» DATA
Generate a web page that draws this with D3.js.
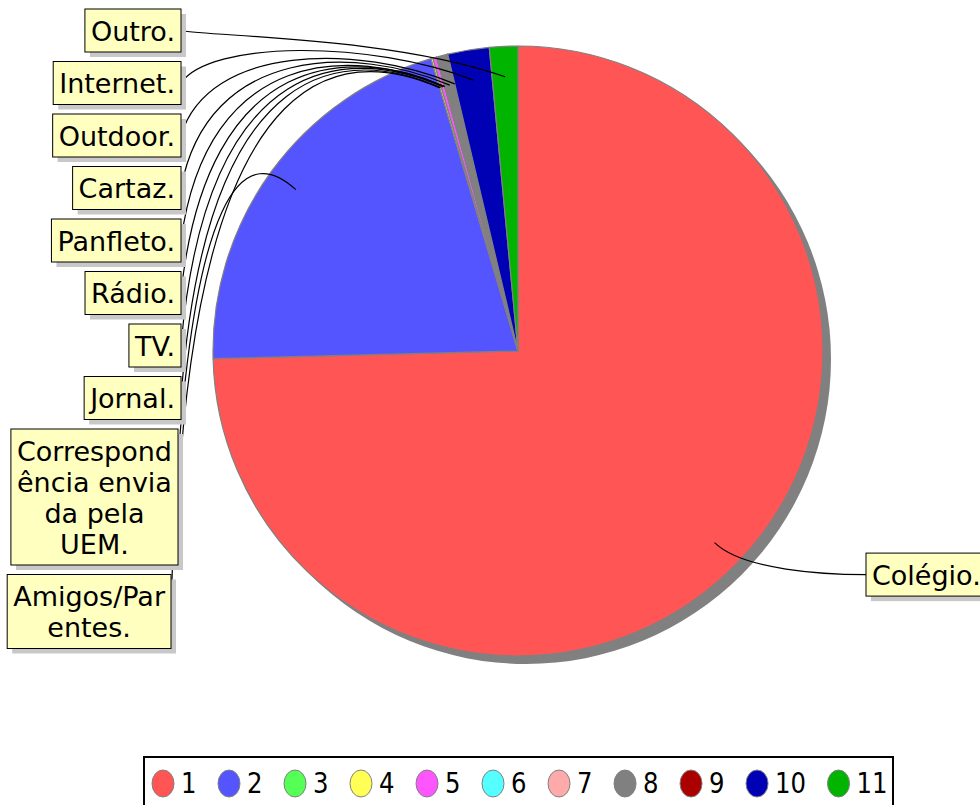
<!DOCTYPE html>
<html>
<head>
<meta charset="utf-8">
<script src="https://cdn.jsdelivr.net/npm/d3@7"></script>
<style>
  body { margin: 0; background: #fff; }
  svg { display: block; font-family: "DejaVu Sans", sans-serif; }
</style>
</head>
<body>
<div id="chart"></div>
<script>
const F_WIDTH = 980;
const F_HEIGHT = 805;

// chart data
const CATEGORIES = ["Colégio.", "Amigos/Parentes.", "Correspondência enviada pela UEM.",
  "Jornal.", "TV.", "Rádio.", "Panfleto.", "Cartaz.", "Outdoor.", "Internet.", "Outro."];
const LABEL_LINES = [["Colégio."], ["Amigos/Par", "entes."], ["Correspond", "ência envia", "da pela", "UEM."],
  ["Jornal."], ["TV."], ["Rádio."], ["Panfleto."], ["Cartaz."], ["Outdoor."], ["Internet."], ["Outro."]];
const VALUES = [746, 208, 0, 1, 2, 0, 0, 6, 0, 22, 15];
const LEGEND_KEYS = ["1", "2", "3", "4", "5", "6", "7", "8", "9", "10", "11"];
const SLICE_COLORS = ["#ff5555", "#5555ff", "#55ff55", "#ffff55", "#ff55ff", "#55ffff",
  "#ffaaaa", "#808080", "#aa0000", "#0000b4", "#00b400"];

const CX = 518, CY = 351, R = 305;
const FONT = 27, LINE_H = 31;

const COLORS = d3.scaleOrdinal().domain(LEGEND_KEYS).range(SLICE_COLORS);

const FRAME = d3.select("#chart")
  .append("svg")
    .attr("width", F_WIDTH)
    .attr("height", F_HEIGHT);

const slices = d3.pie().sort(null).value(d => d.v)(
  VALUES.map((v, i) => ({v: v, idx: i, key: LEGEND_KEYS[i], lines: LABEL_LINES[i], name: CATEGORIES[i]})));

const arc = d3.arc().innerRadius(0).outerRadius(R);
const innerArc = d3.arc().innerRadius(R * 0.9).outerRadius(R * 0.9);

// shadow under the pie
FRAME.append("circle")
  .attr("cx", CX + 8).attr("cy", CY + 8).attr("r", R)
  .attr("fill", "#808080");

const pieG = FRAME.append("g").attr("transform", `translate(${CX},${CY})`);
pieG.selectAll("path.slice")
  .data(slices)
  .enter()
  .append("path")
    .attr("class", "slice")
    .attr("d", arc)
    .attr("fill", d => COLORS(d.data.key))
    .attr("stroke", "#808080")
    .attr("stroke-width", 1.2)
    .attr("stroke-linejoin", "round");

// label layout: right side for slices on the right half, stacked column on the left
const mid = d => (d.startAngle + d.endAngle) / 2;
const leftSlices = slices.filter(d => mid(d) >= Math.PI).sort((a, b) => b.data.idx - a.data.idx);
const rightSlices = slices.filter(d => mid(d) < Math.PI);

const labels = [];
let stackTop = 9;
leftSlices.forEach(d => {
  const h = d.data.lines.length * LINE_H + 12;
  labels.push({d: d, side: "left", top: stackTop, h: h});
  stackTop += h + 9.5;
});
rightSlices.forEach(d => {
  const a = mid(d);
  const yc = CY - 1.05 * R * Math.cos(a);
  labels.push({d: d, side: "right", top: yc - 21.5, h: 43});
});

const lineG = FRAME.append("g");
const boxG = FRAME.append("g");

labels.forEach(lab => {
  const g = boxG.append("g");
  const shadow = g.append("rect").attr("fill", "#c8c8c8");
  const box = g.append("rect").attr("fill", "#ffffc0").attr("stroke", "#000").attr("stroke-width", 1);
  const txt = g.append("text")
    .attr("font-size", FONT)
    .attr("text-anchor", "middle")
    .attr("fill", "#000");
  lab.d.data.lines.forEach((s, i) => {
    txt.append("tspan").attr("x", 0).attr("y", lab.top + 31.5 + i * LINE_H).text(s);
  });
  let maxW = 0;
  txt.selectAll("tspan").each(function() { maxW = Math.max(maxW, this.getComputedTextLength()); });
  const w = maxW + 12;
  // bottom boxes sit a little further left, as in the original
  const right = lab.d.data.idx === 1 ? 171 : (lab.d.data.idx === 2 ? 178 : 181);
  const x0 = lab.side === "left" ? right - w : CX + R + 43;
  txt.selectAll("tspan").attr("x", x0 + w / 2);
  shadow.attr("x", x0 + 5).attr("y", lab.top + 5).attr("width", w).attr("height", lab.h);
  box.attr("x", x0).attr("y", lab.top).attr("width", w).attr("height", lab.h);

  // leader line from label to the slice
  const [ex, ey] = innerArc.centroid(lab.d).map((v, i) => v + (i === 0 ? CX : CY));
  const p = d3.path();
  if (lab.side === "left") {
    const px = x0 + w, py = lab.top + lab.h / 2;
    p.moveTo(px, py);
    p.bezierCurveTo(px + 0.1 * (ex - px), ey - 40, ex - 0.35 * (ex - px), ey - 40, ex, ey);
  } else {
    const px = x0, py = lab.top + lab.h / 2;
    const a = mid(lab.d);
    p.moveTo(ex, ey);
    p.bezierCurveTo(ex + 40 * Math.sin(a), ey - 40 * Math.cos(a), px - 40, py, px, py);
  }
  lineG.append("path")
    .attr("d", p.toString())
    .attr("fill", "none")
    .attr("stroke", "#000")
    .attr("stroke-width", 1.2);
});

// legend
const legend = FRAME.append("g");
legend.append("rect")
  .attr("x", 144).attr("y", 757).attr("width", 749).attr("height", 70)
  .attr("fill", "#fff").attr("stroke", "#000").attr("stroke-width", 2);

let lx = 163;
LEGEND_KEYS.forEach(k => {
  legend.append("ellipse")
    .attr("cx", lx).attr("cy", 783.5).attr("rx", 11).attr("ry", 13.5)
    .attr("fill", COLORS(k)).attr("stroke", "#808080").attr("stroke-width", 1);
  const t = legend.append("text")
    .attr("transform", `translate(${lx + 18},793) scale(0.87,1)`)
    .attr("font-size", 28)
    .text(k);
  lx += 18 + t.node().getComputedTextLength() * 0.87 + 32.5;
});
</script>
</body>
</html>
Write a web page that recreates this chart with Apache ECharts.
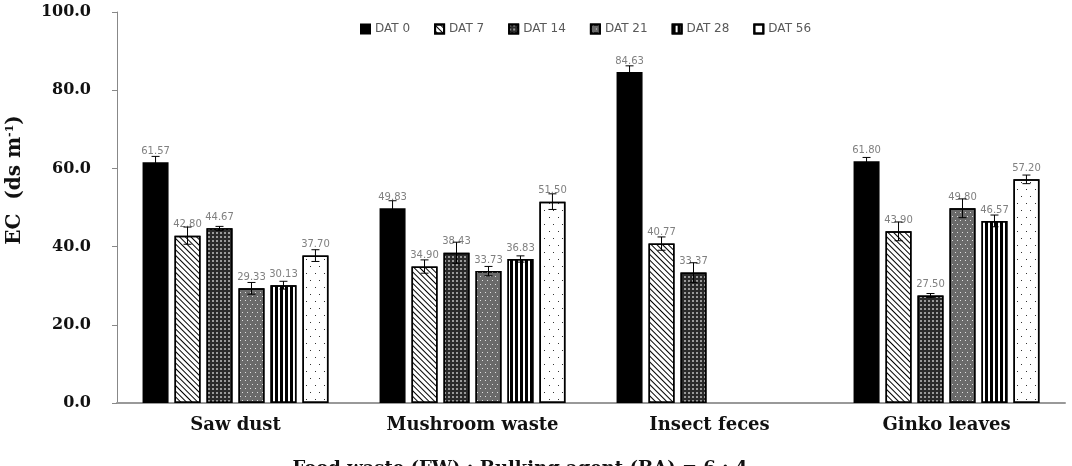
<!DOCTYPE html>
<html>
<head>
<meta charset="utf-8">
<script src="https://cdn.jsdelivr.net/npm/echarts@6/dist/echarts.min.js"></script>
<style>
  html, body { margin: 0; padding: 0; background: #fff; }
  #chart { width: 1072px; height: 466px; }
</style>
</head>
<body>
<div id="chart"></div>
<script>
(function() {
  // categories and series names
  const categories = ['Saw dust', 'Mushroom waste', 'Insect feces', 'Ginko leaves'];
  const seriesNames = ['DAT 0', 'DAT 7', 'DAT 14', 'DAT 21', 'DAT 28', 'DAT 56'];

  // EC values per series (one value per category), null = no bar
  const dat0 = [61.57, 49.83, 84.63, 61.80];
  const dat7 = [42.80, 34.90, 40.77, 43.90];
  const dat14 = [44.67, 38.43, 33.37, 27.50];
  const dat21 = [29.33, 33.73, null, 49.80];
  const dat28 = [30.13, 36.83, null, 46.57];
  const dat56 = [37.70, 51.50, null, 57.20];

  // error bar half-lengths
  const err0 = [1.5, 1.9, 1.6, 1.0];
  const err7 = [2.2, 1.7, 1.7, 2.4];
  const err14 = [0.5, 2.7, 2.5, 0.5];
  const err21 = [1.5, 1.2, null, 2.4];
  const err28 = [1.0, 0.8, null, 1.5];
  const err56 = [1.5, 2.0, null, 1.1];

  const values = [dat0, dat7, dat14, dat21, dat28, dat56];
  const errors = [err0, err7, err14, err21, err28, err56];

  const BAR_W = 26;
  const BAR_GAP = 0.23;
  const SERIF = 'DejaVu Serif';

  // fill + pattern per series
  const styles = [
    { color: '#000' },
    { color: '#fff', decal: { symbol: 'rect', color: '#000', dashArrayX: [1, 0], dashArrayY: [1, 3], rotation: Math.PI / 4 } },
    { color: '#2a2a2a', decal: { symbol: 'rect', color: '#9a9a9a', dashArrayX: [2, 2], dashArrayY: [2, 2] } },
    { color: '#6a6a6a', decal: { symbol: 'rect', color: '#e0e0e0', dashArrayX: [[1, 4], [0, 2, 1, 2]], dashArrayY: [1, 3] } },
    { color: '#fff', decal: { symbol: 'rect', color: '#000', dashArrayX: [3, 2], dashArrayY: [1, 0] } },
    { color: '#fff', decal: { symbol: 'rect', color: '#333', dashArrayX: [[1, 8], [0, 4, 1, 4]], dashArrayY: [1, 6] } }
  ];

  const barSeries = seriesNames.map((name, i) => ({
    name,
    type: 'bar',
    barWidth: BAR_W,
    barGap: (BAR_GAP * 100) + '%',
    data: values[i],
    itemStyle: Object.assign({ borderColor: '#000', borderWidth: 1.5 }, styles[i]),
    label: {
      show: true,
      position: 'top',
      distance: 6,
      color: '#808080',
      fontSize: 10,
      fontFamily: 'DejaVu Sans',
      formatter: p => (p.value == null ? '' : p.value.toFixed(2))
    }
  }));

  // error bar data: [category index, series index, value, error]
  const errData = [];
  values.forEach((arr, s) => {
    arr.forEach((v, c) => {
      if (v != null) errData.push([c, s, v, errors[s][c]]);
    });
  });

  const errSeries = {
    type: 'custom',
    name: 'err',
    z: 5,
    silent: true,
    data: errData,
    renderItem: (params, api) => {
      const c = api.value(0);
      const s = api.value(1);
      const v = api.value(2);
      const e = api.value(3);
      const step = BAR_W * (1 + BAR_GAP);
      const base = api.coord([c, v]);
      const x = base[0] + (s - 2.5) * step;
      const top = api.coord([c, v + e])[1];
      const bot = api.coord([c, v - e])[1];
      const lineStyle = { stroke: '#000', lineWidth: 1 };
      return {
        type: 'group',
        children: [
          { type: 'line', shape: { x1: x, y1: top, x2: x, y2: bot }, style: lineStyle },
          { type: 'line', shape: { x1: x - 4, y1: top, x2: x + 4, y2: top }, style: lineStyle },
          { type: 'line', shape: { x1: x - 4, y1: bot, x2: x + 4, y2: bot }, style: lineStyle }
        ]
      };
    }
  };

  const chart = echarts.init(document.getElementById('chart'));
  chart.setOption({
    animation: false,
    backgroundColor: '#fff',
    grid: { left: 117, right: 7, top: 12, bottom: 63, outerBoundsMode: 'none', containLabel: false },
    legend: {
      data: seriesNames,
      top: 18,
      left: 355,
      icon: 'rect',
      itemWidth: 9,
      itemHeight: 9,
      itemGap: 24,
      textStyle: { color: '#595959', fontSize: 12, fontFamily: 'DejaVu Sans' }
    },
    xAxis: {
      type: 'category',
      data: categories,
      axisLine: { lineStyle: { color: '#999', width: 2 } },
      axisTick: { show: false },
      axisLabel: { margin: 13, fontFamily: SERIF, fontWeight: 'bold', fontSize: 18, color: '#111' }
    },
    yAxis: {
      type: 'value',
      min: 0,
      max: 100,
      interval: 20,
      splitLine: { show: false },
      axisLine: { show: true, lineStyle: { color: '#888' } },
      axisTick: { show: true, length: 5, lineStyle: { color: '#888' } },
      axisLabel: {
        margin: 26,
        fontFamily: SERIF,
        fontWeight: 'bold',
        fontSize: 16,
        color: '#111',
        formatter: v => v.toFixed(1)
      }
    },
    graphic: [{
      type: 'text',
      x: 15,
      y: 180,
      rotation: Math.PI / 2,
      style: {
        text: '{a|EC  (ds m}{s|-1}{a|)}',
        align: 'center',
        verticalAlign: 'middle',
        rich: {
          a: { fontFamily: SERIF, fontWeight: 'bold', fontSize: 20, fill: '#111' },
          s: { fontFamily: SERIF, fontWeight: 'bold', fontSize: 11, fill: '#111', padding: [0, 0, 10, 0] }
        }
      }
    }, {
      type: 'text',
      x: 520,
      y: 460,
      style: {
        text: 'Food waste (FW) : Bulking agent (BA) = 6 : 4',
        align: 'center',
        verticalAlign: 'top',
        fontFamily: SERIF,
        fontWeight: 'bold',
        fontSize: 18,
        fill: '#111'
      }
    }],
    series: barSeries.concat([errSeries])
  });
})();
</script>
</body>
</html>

» WHAT YOU WILL DO
For this exercise, gather every line of the data that contains the word "page".

» IN RESPONSE
Generate a web page that draws this with D3.js.
Write a web page that recreates this chart with Apache ECharts.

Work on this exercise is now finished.